New law will allow graduating nurses to start practicing sooner

 

            STATE HOUSE — A new law sponsored by Senate Majority Whip Valarie Lawson and Rep. Stephen M. Casey will allow graduate registered nurses to begin practicing before taking their national licensing exam.

The legislation (2024-S 2083, 2024-H 7826), which was part of the Senate’s HEALTH Initiative of legislative priorities, was signed by the governor Tuesday after passage by the General Assembly.

“This is an easy step we can take to help out with the nursing shortage in the short term and make life easier on new nurses and the hospitals that employ them,” said Representative Casey (D-Dist. 50, Woonsocket). “We did the same thing during the pandemic by executive order, so we know that it works.”

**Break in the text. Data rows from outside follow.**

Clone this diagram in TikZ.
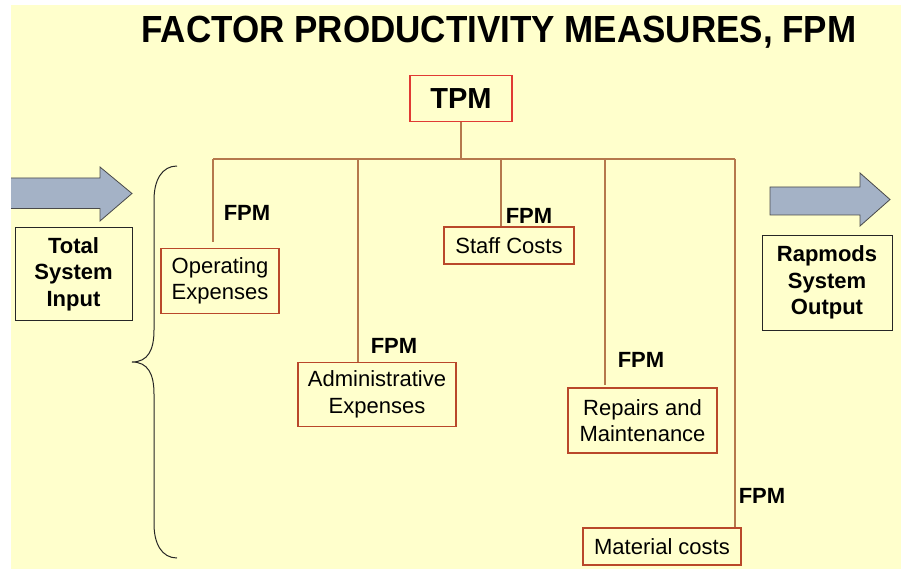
\documentclass[tikz,border=0pt]{standalone}
\usepackage{fontspec}
\setmainfont{Liberation Sans}
\definecolor{bgyellow}{HTML}{FFFFCC}
\definecolor{boxred}{HTML}{B9482A}
\definecolor{tpmred}{HTML}{E03A34}
\definecolor{linebrown}{HTML}{B5784C}
\definecolor{arrowfill}{HTML}{A4B2C6}
\definecolor{arrowline}{HTML}{4A4A4A}
\tikzset{
  costbox/.style={draw=boxred, line width=1.2pt, inner sep=0pt, align=center,
    font=\fontsize{22}{26.5}\selectfont},
  sysbox/.style={draw=black!85, fill=bgyellow, line width=1pt, inner sep=0pt, align=center,
    font=\fontsize{22}{26.5}\selectfont\bfseries},
  fpmlabel/.style={inner sep=0pt, font=\fontsize{22}{26}\selectfont\bfseries},
  conn/.style={draw=linebrown, line width=1.2pt},
  blockarrow/.style={fill=arrowfill, draw=arrowline, line width=0.8pt, line join=miter}
}
\begin{document}
\begin{tikzpicture}[x=1pt, y=-1pt]
\useasboundingbox (0,0) rectangle (901,569);
\fill[bgyellow] (11,5) rectangle (901,569);

% title
\node[inner sep=0pt, font=\fontsize{35}{40}\selectfont\bfseries, yscale=1.08] (title) at (499,32) {FACTOR PRODUCTIVITY MEASURES, FPM};

% TPM
\node[draw=tpmred, line width=1.2pt, inner sep=0pt, minimum width=102pt, minimum height=46pt,
  font=\fontsize{29}{32}\selectfont\bfseries] (tpm) at (461,98.5) {TPM};

% cost boxes
\node[costbox, minimum width=118pt, minimum height=65pt] (oper) at (220,281) {Operating\\Expenses};
\node[costbox, minimum width=158pt, minimum height=64pt] (admin) at (377,394.5) {Administrative\\Expenses};
\node[costbox, minimum width=130pt, minimum height=37pt] (staff) at (509,245.5) {Staff Costs};
\node[costbox, minimum width=149pt, minimum height=65pt] (repair) at (642.5,420.5) {Repairs and\\Maintenance};
\node[costbox, minimum width=158pt, minimum height=37pt] (mater) at (662,546.5) {Material costs};

% bus coordinates
\coordinate (tpmj) at (461,159);
\coordinate (b1) at (213,159);
\coordinate (b2) at (358,159);
\coordinate (b3) at (501,159);
\coordinate (b4) at (605,159);
\coordinate (b5) at (735,159);
\coordinate (operend) at (213,242);

\draw[conn] (tpm.south) -- (tpmj);
\draw[conn] (b1) -- (b5);
\draw[conn] (b1) -- (operend);
\draw[conn] (b2) -- (b2 |- admin.north);
\draw[conn] (b3) -- (b3 |- staff.north);
\draw[conn] (b4) -- (605,385);
\draw[conn] (b5) -- (b5 |- mater.north);

% FPM labels
\node[fpmlabel] (f1) at (247,213) {FPM};
\node[fpmlabel] (f2) at (394,346) {FPM};
\node[fpmlabel] (f3) at (529,216) {FPM};
\node[fpmlabel] (f4) at (641,360) {FPM};
\node[fpmlabel] (f5) at (762,496) {FPM};

% system boxes
\node[sysbox, minimum width=117pt, minimum height=92pt] (input) at (73.5,274) {Total\\System\\Input};
\node[sysbox, minimum width=130pt, minimum height=95pt] (output) at (827,282.5) {Rapmods\\System\\Output};

% block arrows
\fill[arrowfill] (11,178) -- (100,178) -- (100,167) -- (132,193.5) -- (100,221) -- (100,208.5) -- (11,208.5) -- cycle;
\draw[arrowline, line width=0.8pt, line join=miter] (11,178) -- (100,178) -- (100,167) -- (132,193.5) -- (100,221) -- (100,208.5) -- (11,208.5);
\draw[blockarrow] (770,187) -- (860,187) -- (860,173) -- (890,199.5) -- (860,226) -- (860,215) -- (770,215) -- cycle;

% brace
\draw[black!85, line width=1pt] (177,166) .. controls (162,166) and (154,180) .. (154,200)
  -- (154,330) .. controls (154,350) and (148,362) .. (132,362)
  .. controls (148,362) and (154,374) .. (154,394)
  -- (154,524) .. controls (154,544) and (162,558) .. (177,558);
\end{tikzpicture}
\end{document}
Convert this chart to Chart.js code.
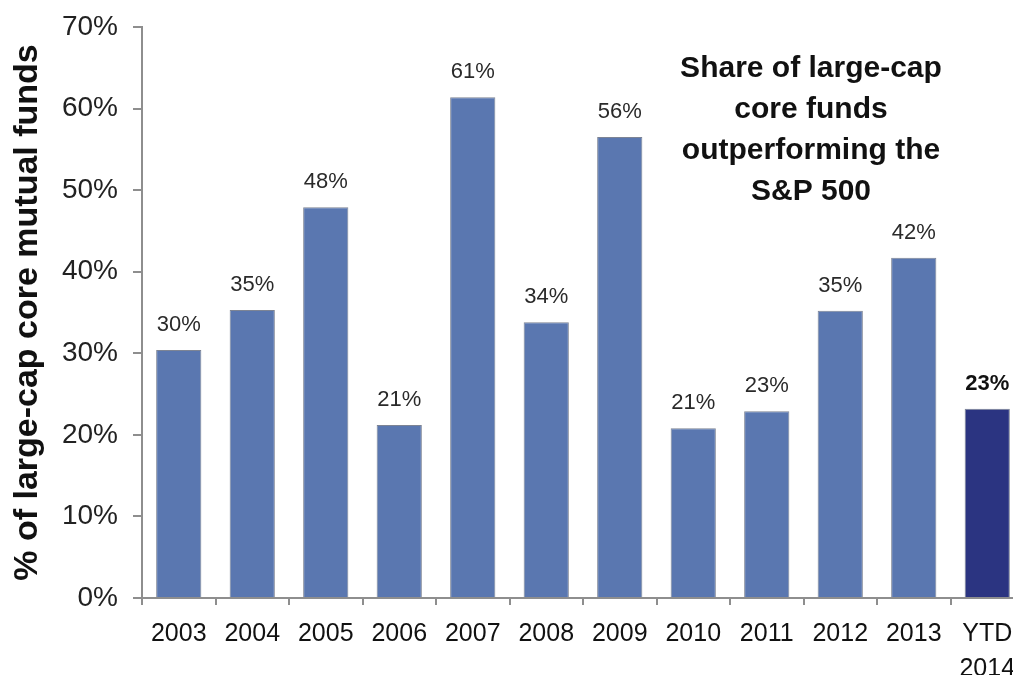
<!DOCTYPE html>
<html>
<head>
<meta charset="utf-8">
<script src="https://cdn.jsdelivr.net/npm/chart.js@4.4.1/dist/chart.umd.min.js"></script>
<style>
  html, body { margin: 0; padding: 0; background: #fff; overflow: hidden; }
  canvas { display: block; }
</style>
</head>
<body>
<canvas id="chart" width="1024" height="675"></canvas>
<script>
// data
const categories = ['2003', '2004', '2005', '2006', '2007', '2008', '2009', '2010', '2011', '2012', '2013', ['YTD', '2014']];
const shareOutperforming = [30.4, 35.3, 47.9, 21.2, 61.4, 33.8, 56.5, 20.8, 22.9, 35.2, 41.7, 23.2];
const valueLabels = ['30%', '35%', '48%', '21%', '61%', '34%', '56%', '21%', '23%', '35%', '42%', '23%'];
const yTicks = [0, 10, 20, 30, 40, 50, 60, 70];
const titleLines = ['Share of large-cap', 'core funds', 'outperforming the', 'S&P 500'];

const sans = '"Liberation Sans", Arial, Helvetica, sans-serif';
const axisGrey = '#8e8e8e';

const barColors = shareOutperforming.map((v, i) => i === shareOutperforming.length - 1 ? '#2b3481' : '#5a77b0');

// value labels above bars
const valueLabelPlugin = {
    id: 'valueLabels',
    afterDatasetsDraw(chart) {
        const ctx = chart.ctx;
        const meta = chart.getDatasetMeta(0);
        ctx.save();
        ctx.textAlign = 'center';
        ctx.textBaseline = 'alphabetic';
        meta.data.forEach((bar, i) => {
            const last = i === meta.data.length - 1;
            ctx.font = (last ? 'bold ' : '') + '22px ' + sans;
            ctx.fillStyle = last ? '#111' : '#2a2a2a';
            ctx.fillText(valueLabels[i], bar.x, bar.y - 19);
        });
        ctx.restore();
    }
};

// the chart title sits inside the plot, top right
const innerTitlePlugin = {
    id: 'innerTitle',
    afterDraw(chart) {
        const ctx = chart.ctx;
        ctx.save();
        ctx.font = 'bold 30px ' + sans;
        ctx.fillStyle = '#111';
        ctx.textAlign = 'center';
        ctx.textBaseline = 'alphabetic';
        titleLines.forEach((line, i) => {
            ctx.fillText(line, 811, 77 + i * 41);
        });
        ctx.restore();
    }
};

new Chart(document.getElementById('chart').getContext('2d'), {
    type: 'bar',
    data: {
        labels: categories,
        datasets: [{
            data: shareOutperforming,
            backgroundColor: barColors,
            borderColor: '#7d8494',
            borderWidth: 1,
            categoryPercentage: 1,
            barPercentage: 0.615
        }]
    },
    options: {
        responsive: false,
        animation: false,
        layout: { padding: { top: 27, right: 0, left: 0, bottom: 0 } },
        plugins: {
            legend: { display: false },
            tooltip: { enabled: false }
        },
        scales: {
            x: {
                grid: { drawOnChartArea: false, tickLength: 7, color: axisGrey, lineWidth: 2 },
                border: { color: axisGrey, width: 2 },
                ticks: {
                    color: '#111',
                    font: { family: sans, size: 25, lineHeight: 1.4 },
                    padding: 12,
                    maxRotation: 0,
                    autoSkip: false
                },
                afterFit(scale) {
                    scale.height = 77;
                    scale.paddingLeft = 0;
                    scale.paddingRight = 0;
                }
            },
            y: {
                min: 0,
                max: 70,
                afterBuildTicks(scale) { scale.ticks = yTicks.map(v => ({ value: v })); },
                grid: { drawOnChartArea: false, tickLength: 9, color: axisGrey, lineWidth: 2 },
                border: { color: axisGrey, width: 2 },
                ticks: {
                    color: '#222',
                    font: { family: sans, size: 28 },
                    padding: 15,
                    callback: v => v + '%'
                },
                title: {
                    display: true,
                    text: '% of large-cap core mutual funds',
                    color: '#111',
                    font: { family: sans, size: 34, weight: 'bold' },
                    padding: { top: 7, bottom: 0 }
                },
                afterFit(scale) {
                    scale.width = 142;
                    scale.paddingTop = 0;
                    scale.paddingBottom = 0;
                }
            }
        }
    },
    plugins: [valueLabelPlugin, innerTitlePlugin]
});
</script>
</body>
</html>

Said Senator Lawson (D-Dist. 14, East Providence), “It’s important to consider all the tools we have available to us to ease the shortage of health care workers in Rhode Island. Allowing registered nurses who have graduated their programs to begin their on-the-job training before their test results is one of those tools, one that nurses and health care facilities have been asking for.”

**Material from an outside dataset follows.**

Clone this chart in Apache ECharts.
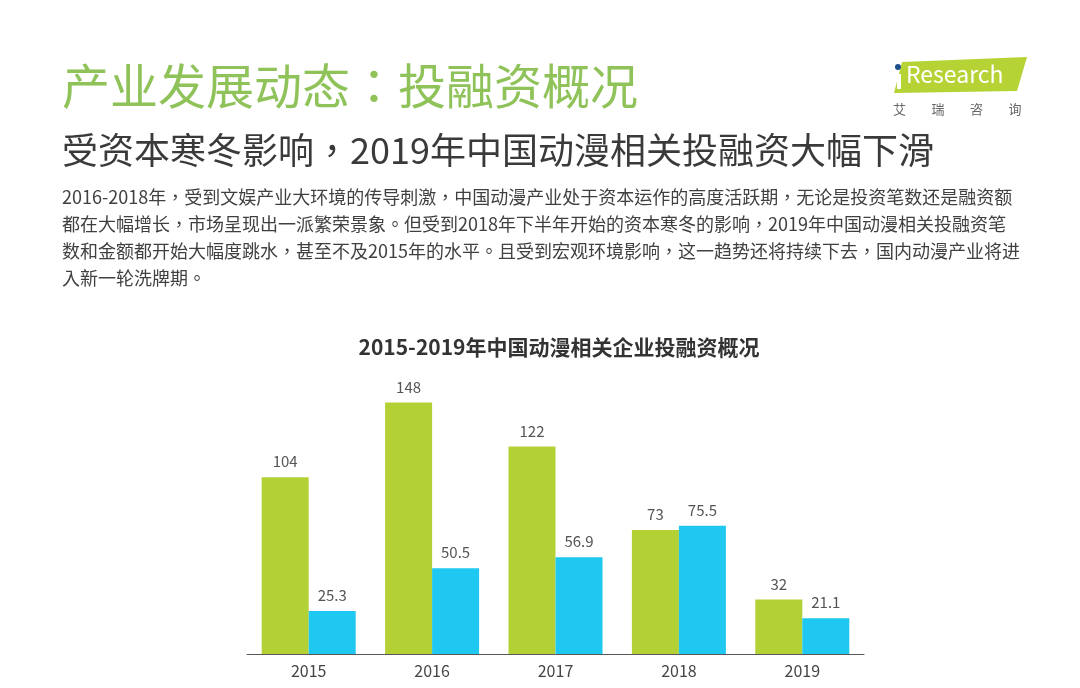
<!DOCTYPE html>
<html>
<head>
<meta charset="utf-8">
<title>2015-2019年中国动漫相关企业投融资概况</title>
<script src="https://cdn.jsdelivr.net/npm/echarts@6/dist/echarts.min.js"></script>
<style>
  html, body { margin: 0; padding: 0; background: #fff; }
  #chart { width: 1080px; height: 688px; }
</style>
</head>
<body>
<div id="chart"></div>
<script>
// 数据
const years = ['2015', '2016', '2017', '2018', '2019']
const dealCounts = [104, 148, 122, 73, 32]
const dealAmounts = [25.3, 50.5, 56.9, 75.5, 21.1]

const paragraph = [
  '2016-2018年，受到文娱产业大环境的传导刺激，中国动漫产业处于资本运作的高度活跃期，无论是投资笔数还是融资额',
  '都在大幅增长，市场呈现出一派繁荣景象。但受到2018年下半年开始的资本寒冬的影响，2019年中国动漫相关投融资笔',
  '数和金额都开始大幅度跳水，甚至不及2015年的水平。且受到宏观环境影响，这一趋势还将持续下去，国内动漫产业将进',
  '入新一轮洗牌期。'
]
const logoChars = ['艾', '瑞', '咨', '询']

// 标点居中用 TC 字体
const font = '"Noto Sans CJK TC", "Noto Sans CJK SC", "Noto Sans", sans-serif'
const myChart = echarts.init(document.getElementById('chart'))

const labelStyle = { show: true, position: 'top', distance: 8, fontFamily: font, fontSize: 15, color: '#555' }

const options = {
  animation: false,
  backgroundColor: '#fff',
  title: {
    text: '2015-2019年中国动漫相关企业投融资概况',
    left: 554,
    textAlign: 'center',
    top: 332,
    textStyle: { fontFamily: font, fontSize: 21, fontWeight: 'bold', color: '#333' }
  },
  grid: { left: 247, right: 216, top: 399, bottom: 34 },
  xAxis: {
    type: 'category',
    data: years,
    axisTick: { show: false },
    axisLine: { lineStyle: { color: '#595959', width: 1 } },
    axisLabel: { fontFamily: font, fontSize: 16, color: '#444', margin: 9 }
  },
  yAxis: {
    type: 'value',
    min: 0,
    max: 150,
    show: false,
    splitLine: { show: false }
  },
  series: [
    {
      name: '投融资笔数',
      type: 'bar',
      data: dealCounts,
      barWidth: 47,
      barGap: '0%',
      itemStyle: { color: '#b3d034' },
      label: labelStyle
    },
    {
      name: '投融资金额',
      type: 'bar',
      data: dealAmounts,
      barWidth: 47,
      barGap: '0%',
      itemStyle: { color: '#1fc8f0' },
      label: labelStyle
    }
  ],
  graphic: [
    // 标题
    {
      type: 'text', left: 62, top: 62,
      style: { text: '产业发展动态：投融资概况', font: '48px ' + font, fill: '#8fc35a' }
    },
    {
      type: 'text', left: 62, top: 132,
      style: { text: '受资本寒冬影响，2019年中国动漫相关投融资大幅下滑', font: '36px ' + font, fill: '#3a3a3a' }
    },
    // 正文
    {
      type: 'text', left: 62, top: 184,
      style: { text: paragraph.join('\n'), font: '18px ' + font, fill: '#404040', lineHeight: 27 }
    },
    // logo
    {
      type: 'polygon',
      shape: { points: [[902, 62], [1027, 57], [1017, 91], [894, 93]] },
      style: { fill: '#b5d334' }
    },
    {
      type: 'rect',
      shape: { x: 897, y: 74, width: 4, height: 15 },
      style: { fill: '#fff' }
    },
    {
      type: 'circle',
      shape: { cx: 898, cy: 67, r: 3 },
      style: { fill: '#1f4f8a' }
    },
    {
      type: 'text', left: 906, top: 63,
      style: { text: 'Research', font: '23px ' + font, fill: '#fff' }
    }
  ].concat(logoChars.map((c, i) => ({
    type: 'text', left: 893 + i * 38.5, top: 103,
    style: { text: c, font: '13px ' + font, fill: '#666' }
  })))
}
myChart.setOption(options)
</script>
</body>
</html>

The law allows graduate nurses to begin practicing before taking and receiving results from the National Council Licensure Examination (NCLEX), the licensing examine developed by the National Council of State Boards of Nursing, provided that they are licensed within 90 days.

Advocates for the law point out that graduating registered nurses undergo weeks of extensive training and supervision by experienced nurses when they begin their new jobs. Requiring them to have passed this exam before starting that training only delays new hires from making an impact in Rhode Island’s short-staffed medical system.

“The Hospital Association of Rhode Island extends its gratitude to Senator Lawson and Representative Casey for their leadership in championing this important legislation,” said M. Teresa Paiva Weed, president of the Hospital Association of Rhode Island. “By allowing nursing graduates to practice pending the results of their NCLEX, this law provides a critical buffer that helps bridge the gap between academic preparation and full licensure. This change will not only bolster our health care workforce but also support new graduates as they transition into their professional roles, reducing administrative delays that currently hinder immediate employment and practice.